Presented throughout the island — from the public school to local businesses and residents’ homes — the works do not function as neutral exhibition objects, but as living parts of everyday life and of the landscape itself.

Curatorial Text

How does an island’s identity form through its own traditions and knowledge? How do we consume the landscapes we inhabit, and how do they consume us?

The title ENTOPOLOGIO derives from a play on the Greek word “Phytologio,” shifting the concept from a collection of plants to a collection of experiences, narratives, and embodied knowledge rooted in the island’s current inhabitants.

Just as herbariums function as “plant archives,” collections that contain data and stories where each specimen serves as a reference point for the study of biodiversity, conservation planning, and the understanding of climate change, ENTOPOLOGIO functions as a “library of place,” a community archive focused on a singular period in time.

The works comprising the exhibition are shaped through site-specific practices and close collaboration with the local community. Presented throughout the island’s streets — from the public school to local businesses and residents’ homes — the works unfold within spaces that are already active, inhabited, and continuously shaped through everyday life. Rather than functioning as neutral sites of display, these spaces become an integral part of the exhibition itself, dissolving the boundaries between artwork, place, and daily experience.

Through this process, the works emerge layered with complexity, where local ecology, economy, identity, and heritage intersect. They draw upon the intangible cultural heritage, oral narratives, and embodied knowledge of the place: its techniques, rhythms, and everyday practices.

Although created in collaboration with the island’s current inhabitants, the works also reveal collective memories, histories, and forms of knowledge extending beyond the present moment.

The works by Vasilia Sofroniou, Kanella Petropoulou, Antigoni Papantoni, and Katerina Markoulaki, co-created with the community members who welcomed them into their homes and spaces, address broader questions of cultural ownership, the role of non-resident artists within rural communities, and the challenges involved in building sustainable and reciprocal relationships between cultural initiatives and local populations.

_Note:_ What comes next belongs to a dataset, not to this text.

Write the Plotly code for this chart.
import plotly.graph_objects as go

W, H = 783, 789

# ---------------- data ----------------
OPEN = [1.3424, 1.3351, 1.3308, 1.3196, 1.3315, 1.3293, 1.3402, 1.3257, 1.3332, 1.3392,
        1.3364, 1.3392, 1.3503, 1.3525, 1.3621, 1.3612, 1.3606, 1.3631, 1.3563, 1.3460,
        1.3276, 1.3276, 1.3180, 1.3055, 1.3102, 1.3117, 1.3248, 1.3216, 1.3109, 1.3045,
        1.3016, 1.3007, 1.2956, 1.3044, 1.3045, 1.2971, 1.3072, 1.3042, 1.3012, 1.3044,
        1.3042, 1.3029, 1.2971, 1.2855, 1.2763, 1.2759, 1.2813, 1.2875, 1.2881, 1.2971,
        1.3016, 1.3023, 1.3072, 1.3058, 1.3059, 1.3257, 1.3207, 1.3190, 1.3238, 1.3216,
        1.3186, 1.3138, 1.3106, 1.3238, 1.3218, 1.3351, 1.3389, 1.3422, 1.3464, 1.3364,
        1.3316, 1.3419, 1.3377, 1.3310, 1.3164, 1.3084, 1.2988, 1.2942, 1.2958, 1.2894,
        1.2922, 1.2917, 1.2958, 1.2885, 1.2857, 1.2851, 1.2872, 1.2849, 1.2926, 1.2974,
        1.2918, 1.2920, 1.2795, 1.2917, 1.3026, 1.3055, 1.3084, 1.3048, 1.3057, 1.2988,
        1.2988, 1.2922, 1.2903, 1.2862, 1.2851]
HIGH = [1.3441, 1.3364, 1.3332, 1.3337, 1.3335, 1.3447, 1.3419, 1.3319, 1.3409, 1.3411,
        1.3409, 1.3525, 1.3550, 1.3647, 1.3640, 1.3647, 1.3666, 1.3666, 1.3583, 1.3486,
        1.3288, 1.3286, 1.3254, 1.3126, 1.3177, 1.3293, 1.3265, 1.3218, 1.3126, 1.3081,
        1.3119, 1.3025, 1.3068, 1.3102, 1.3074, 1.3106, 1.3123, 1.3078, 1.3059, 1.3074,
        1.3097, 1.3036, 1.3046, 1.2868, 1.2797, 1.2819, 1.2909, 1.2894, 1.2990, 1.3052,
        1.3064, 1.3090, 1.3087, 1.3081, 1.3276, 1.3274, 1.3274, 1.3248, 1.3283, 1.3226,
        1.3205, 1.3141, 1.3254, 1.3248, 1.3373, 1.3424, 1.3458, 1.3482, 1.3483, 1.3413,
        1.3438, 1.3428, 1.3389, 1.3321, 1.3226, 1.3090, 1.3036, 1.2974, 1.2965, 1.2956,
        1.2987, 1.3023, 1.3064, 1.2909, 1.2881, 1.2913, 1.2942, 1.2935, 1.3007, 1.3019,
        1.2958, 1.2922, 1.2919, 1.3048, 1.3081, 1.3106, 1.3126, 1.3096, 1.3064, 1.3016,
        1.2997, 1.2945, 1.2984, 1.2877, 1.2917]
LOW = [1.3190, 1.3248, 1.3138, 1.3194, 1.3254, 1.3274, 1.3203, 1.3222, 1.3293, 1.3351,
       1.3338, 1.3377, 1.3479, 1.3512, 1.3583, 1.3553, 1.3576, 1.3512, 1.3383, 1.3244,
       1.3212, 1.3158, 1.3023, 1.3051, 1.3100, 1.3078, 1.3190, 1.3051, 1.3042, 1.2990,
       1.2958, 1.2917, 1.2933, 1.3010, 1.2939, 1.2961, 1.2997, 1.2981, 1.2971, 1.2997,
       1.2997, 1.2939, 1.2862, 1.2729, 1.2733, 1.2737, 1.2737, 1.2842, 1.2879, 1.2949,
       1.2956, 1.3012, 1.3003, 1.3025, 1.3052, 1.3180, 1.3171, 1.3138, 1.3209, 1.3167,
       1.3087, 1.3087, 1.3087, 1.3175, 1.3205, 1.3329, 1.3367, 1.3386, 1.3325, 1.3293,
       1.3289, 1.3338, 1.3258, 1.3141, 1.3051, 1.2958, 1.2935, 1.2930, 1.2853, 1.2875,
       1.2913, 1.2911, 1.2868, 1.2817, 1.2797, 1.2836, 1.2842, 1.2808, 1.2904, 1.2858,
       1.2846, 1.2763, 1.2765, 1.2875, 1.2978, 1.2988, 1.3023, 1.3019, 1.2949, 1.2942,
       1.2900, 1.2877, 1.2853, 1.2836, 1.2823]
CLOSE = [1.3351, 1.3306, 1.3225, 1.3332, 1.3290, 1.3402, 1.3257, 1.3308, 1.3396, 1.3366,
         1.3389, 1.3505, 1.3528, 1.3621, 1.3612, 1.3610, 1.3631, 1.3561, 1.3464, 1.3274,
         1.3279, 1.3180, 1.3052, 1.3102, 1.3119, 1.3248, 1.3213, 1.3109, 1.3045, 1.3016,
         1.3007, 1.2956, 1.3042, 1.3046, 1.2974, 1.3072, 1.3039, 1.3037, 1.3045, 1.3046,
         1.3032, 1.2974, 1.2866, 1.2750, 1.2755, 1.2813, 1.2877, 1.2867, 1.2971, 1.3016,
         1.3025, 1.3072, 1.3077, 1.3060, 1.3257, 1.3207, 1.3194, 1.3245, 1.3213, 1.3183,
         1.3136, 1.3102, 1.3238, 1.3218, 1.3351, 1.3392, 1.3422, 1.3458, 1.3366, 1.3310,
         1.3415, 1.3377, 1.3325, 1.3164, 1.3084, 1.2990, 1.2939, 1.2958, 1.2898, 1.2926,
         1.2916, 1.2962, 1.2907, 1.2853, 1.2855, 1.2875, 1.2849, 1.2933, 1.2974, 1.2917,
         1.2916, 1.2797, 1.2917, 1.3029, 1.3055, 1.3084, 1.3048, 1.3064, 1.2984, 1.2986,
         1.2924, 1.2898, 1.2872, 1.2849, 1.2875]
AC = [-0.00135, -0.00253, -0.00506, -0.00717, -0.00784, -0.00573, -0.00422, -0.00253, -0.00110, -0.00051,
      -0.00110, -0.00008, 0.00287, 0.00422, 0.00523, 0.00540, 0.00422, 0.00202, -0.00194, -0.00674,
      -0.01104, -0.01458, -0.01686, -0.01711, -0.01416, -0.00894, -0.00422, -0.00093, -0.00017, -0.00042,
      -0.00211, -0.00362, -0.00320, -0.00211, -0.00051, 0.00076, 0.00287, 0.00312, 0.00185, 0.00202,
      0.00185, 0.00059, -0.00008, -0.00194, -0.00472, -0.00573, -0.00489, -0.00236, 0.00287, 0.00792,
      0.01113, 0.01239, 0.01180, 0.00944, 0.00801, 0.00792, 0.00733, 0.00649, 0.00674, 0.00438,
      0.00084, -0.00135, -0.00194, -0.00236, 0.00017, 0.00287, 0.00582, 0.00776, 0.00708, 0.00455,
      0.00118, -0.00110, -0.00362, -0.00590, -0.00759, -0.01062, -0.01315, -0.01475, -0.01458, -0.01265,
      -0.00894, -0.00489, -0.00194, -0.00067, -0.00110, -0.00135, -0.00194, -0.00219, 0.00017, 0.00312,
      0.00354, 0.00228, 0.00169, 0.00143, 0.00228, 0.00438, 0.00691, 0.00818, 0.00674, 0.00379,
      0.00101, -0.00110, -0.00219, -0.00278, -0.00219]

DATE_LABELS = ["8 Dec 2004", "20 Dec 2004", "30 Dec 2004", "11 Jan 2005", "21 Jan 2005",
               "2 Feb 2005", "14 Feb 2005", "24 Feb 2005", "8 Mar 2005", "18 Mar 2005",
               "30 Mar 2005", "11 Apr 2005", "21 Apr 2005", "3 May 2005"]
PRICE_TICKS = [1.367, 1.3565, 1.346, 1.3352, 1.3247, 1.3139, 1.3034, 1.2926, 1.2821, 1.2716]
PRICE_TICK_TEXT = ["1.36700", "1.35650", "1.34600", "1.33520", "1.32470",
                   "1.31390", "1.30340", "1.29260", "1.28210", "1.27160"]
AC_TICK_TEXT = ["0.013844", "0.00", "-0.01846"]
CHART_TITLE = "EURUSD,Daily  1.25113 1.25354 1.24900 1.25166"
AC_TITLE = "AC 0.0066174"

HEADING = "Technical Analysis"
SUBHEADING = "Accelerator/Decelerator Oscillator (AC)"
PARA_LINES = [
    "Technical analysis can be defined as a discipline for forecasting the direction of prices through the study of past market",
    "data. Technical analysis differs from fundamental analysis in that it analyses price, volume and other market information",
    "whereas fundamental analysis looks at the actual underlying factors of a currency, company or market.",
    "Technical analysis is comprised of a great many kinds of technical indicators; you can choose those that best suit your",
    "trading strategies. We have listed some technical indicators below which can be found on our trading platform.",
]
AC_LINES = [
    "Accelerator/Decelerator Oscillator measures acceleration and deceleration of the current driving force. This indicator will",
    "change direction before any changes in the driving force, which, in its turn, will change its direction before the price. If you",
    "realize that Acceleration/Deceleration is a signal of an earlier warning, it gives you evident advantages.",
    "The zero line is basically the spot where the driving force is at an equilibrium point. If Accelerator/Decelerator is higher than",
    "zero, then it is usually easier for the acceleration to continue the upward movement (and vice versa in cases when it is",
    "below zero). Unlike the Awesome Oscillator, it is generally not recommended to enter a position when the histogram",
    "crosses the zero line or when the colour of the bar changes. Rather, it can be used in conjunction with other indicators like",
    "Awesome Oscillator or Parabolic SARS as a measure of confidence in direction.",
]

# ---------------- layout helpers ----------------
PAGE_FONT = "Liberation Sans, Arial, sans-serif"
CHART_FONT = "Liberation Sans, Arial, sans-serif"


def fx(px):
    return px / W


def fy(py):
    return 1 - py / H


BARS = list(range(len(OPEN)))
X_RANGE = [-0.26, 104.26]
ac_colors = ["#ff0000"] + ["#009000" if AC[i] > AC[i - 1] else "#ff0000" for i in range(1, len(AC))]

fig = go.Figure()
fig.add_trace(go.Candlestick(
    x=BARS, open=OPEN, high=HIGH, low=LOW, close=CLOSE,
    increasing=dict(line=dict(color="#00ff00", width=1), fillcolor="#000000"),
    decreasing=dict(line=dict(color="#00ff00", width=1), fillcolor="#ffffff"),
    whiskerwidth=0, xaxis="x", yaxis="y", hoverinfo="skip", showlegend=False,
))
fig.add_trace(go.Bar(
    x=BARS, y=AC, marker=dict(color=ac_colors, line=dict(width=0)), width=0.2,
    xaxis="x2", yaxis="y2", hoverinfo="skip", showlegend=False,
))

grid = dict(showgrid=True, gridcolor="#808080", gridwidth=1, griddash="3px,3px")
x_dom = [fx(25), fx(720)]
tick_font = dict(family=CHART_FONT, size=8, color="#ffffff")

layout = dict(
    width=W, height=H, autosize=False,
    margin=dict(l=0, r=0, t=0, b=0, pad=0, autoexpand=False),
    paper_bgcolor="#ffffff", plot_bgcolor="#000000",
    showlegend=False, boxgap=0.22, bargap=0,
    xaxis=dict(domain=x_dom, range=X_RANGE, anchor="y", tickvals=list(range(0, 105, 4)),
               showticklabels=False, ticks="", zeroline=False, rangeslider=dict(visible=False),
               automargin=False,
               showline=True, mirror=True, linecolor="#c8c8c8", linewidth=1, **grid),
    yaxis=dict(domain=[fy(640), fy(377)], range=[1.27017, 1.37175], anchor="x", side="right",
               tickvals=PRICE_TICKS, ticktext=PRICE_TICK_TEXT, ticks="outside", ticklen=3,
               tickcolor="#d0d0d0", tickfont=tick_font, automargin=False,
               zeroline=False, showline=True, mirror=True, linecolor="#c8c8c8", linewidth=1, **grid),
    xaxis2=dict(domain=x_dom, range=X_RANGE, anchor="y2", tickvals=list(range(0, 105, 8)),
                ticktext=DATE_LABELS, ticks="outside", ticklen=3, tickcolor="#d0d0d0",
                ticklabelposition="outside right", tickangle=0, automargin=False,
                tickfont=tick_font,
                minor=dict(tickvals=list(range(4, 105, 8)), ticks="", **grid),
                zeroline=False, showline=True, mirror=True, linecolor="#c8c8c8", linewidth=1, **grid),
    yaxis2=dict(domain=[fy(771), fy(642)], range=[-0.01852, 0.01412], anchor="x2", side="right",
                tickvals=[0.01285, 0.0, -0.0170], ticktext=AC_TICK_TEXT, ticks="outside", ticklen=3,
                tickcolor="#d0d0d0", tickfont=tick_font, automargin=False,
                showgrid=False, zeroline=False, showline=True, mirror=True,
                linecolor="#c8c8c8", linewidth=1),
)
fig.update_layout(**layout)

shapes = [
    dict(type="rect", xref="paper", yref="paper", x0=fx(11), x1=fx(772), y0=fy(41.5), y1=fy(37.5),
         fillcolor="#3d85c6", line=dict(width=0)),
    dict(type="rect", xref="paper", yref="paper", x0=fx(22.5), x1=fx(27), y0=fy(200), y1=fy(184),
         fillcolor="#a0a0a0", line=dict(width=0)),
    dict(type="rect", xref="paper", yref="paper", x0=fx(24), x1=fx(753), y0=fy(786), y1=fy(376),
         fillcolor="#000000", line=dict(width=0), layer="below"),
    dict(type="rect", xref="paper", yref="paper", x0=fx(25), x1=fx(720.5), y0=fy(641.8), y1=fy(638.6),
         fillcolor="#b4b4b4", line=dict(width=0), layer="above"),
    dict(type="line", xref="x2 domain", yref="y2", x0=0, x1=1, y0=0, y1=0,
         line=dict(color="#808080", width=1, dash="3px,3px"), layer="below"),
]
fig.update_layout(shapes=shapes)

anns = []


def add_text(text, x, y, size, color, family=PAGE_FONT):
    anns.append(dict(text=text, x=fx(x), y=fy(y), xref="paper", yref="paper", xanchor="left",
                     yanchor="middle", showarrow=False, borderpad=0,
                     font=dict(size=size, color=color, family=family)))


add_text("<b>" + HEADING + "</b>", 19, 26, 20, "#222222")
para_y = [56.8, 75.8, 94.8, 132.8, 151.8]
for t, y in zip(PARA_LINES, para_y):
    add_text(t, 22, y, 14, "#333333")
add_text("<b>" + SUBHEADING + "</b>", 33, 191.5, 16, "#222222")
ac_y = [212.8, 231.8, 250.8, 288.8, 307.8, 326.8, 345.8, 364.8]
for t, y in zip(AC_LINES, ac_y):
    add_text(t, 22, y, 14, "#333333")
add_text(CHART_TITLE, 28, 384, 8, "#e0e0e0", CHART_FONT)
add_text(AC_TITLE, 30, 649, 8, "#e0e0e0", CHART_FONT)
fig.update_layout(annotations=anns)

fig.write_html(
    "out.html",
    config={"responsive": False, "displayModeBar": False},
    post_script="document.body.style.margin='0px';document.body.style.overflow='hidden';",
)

ENTOPOLOGIO explores how creative workshops can move away from top-down models of knowledge transfer toward collaborative forms of knowledge production, validating local knowledge systems and positioning community members as experts and educators rather than passive participants.

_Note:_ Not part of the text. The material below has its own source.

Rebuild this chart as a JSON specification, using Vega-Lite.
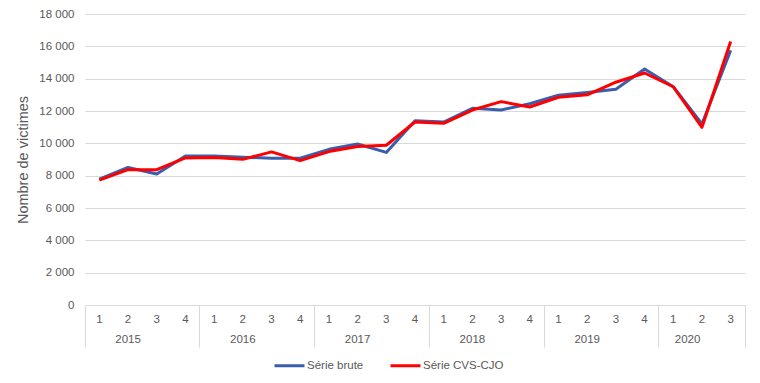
{
  "$schema": "https://vega.github.io/schema/vega-lite/v6.json",
  "width": 660,
  "height": 291,
  "autosize": {"type": "none"},
  "padding": {"left": 85, "top": 14, "right": 15, "bottom": 78},
  "background": "white",
  "config": {
    "view": {"stroke": null},
    "font": "Liberation Sans",
    "axis": {"labelFont": "Liberation Sans", "labelColor": "#595959", "labelFontSize": 11.5, "titleFont": "Liberation Sans"},
    "legend": {"labelFont": "Liberation Sans"}
  },
  "data": {
    "values": [
      {"period": "2015-1", "serie": "Série brute", "value": 7780},
      {"period": "2015-2", "serie": "Série brute", "value": 8510},
      {"period": "2015-3", "serie": "Série brute", "value": 8100},
      {"period": "2015-4", "serie": "Série brute", "value": 9220},
      {"period": "2016-1", "serie": "Série brute", "value": 9220},
      {"period": "2016-2", "serie": "Série brute", "value": 9140},
      {"period": "2016-3", "serie": "Série brute", "value": 9080},
      {"period": "2016-4", "serie": "Série brute", "value": 9080},
      {"period": "2017-1", "serie": "Série brute", "value": 9630},
      {"period": "2017-2", "serie": "Série brute", "value": 9960},
      {"period": "2017-3", "serie": "Série brute", "value": 9440},
      {"period": "2017-4", "serie": "Série brute", "value": 11400},
      {"period": "2018-1", "serie": "Série brute", "value": 11320},
      {"period": "2018-2", "serie": "Série brute", "value": 12170},
      {"period": "2018-3", "serie": "Série brute", "value": 12060},
      {"period": "2018-4", "serie": "Série brute", "value": 12450},
      {"period": "2019-1", "serie": "Série brute", "value": 12980},
      {"period": "2019-2", "serie": "Série brute", "value": 13150},
      {"period": "2019-3", "serie": "Série brute", "value": 13350},
      {"period": "2019-4", "serie": "Série brute", "value": 14600},
      {"period": "2020-1", "serie": "Série brute", "value": 13500},
      {"period": "2020-2", "serie": "Série brute", "value": 11200},
      {"period": "2020-3", "serie": "Série brute", "value": 15750},
      {"period": "2015-1", "serie": "Série CVS-CJO", "value": 7720},
      {"period": "2015-2", "serie": "Série CVS-CJO", "value": 8370},
      {"period": "2015-3", "serie": "Série CVS-CJO", "value": 8370},
      {"period": "2015-4", "serie": "Série CVS-CJO", "value": 9100},
      {"period": "2016-1", "serie": "Série CVS-CJO", "value": 9130},
      {"period": "2016-2", "serie": "Série CVS-CJO", "value": 9010},
      {"period": "2016-3", "serie": "Série CVS-CJO", "value": 9470},
      {"period": "2016-4", "serie": "Série CVS-CJO", "value": 8930},
      {"period": "2017-1", "serie": "Série CVS-CJO", "value": 9490},
      {"period": "2017-2", "serie": "Série CVS-CJO", "value": 9800},
      {"period": "2017-3", "serie": "Série CVS-CJO", "value": 9880},
      {"period": "2017-4", "serie": "Série CVS-CJO", "value": 11320},
      {"period": "2018-1", "serie": "Série CVS-CJO", "value": 11240},
      {"period": "2018-2", "serie": "Série CVS-CJO", "value": 12060},
      {"period": "2018-3", "serie": "Série CVS-CJO", "value": 12580},
      {"period": "2018-4", "serie": "Série CVS-CJO", "value": 12250},
      {"period": "2019-1", "serie": "Série CVS-CJO", "value": 12850},
      {"period": "2019-2", "serie": "Série CVS-CJO", "value": 13000},
      {"period": "2019-3", "serie": "Série CVS-CJO", "value": 13780},
      {"period": "2019-4", "serie": "Série CVS-CJO", "value": 14350},
      {"period": "2020-1", "serie": "Série CVS-CJO", "value": 13500},
      {"period": "2020-2", "serie": "Série CVS-CJO", "value": 10990},
      {"period": "2020-3", "serie": "Série CVS-CJO", "value": 16300}
    ]
  },
  "encoding": {
    "y": {
      "field": "value",
      "type": "quantitative",
      "scale": {"domain": [0, 18000], "nice": false},
      "axis": {
        "values": [0, 2000, 4000, 6000, 8000, 10000, 12000, 14000, 16000, 18000],
        "labelExpr": "replace(format(datum.value, ','), ',', ' ')",
        "domain": false,
        "ticks": false,
        "labelPadding": 11,
        "gridColor": "#d9d9d9",
        "gridWidth": 1,
        "title": "Nombre de victimes",
        "titleFontSize": 14.5,
        "titleFontWeight": "normal",
        "titleColor": "#595959",
        "titlePadding": 8
      }
    }
  },
  "layer": [
    {
      "mark": {"type": "line", "strokeWidth": 3, "strokeJoin": "round"},
      "encoding": {
        "x": {
          "field": "period",
          "type": "ordinal",
          "scale": {"type": "band", "paddingInner": 0, "paddingOuter": 0},
          "axis": {
            "orient": "bottom",
            "title": null,
            "labelExpr": "split(datum.value, '-')[1]",
            "labelAngle": 0,
            "ticks": false,
            "tickSize": 0,
            "domain": true,
            "domainColor": "#d9d9d9",
            "domainWidth": 1,
            "labelPadding": 8,
            "grid": false
          }
        },
        "color": {
          "field": "serie",
          "type": "nominal",
          "scale": {"domain": ["Série brute", "Série CVS-CJO"], "range": ["#3A5DAE", "#FF0000"]},
          "legend": {
            "title": null,
            "orient": "none",
            "direction": "horizontal",
            "legendX": 188,
            "legendY": 335,
            "symbolType": "stroke",
            "symbolSize": 900,
            "symbolStrokeWidth": 3,
            "labelFontSize": 11.5,
            "labelColor": "#595959",
            "labelOffset": 1,
            "columnPadding": 20
          }
        }
      }
    },
    {
      "mark": {"type": "point", "opacity": 0},
      "encoding": {
        "x": {
          "field": "period",
          "type": "ordinal",
          "axis": {
            "orient": "bottom",
            "title": null,
            "labels": false,
            "domain": false,
            "grid": false,
            "bandPosition": 1,
            "tickSize": 42,
            "tickWidth": 1,
            "tickColor": {"condition": {"test": "split(datum.value, '-')[1] == '4' || datum.value == '2020-3'", "value": "#d9d9d9"}, "value": "rgba(0,0,0,0)"}
          }
        }
      }
    },
    {
      "mark": {"type": "point", "opacity": 0},
      "encoding": {
        "x": {
          "field": "period",
          "type": "ordinal",
          "axis": {
            "orient": "bottom",
            "title": null,
            "labels": false,
            "domain": false,
            "grid": false,
            "bandPosition": 0,
            "tickSize": 42,
            "tickWidth": 1,
            "tickColor": {"condition": {"test": "datum.value == '2015-1'", "value": "#d9d9d9"}, "value": "rgba(0,0,0,0)"}
          }
        }
      }
    },
    {
      "mark": {"type": "point", "opacity": 0},
      "encoding": {
        "x": {
          "field": "period",
          "type": "ordinal",
          "axis": {
            "orient": "bottom",
            "title": null,
            "domain": false,
            "grid": false,
            "ticks": false,
            "tickSize": 0,
            "bandPosition": 1,
            "labelAngle": 0,
            "labelOverlap": false,
            "labelPadding": 28,
            "labelExpr": "split(datum.value, '-')[1] == '2' ? split(datum.value, '-')[0] : ''",
            "labelOffset": {"condition": {"test": "datum.value == '2020-2'", "value": -14.35}, "value": 0}
          }
        }
      }
    }
  ],
  "resolve": {"axis": {"x": "independent"}}
}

Alongside the exhibition, a public programme unfolds, shifting the work from the exhibition framework into lived experience and inviting audiences into processes of co-creation. Through actions such as the curatorial kafeneio, which reimagines the local café as a “third space,” a cine-panigiri in the village square, and walks guided by residents, ENTOPOLOGIO expands into the public space, transforming Anafi into an open field of storytelling and collective experience.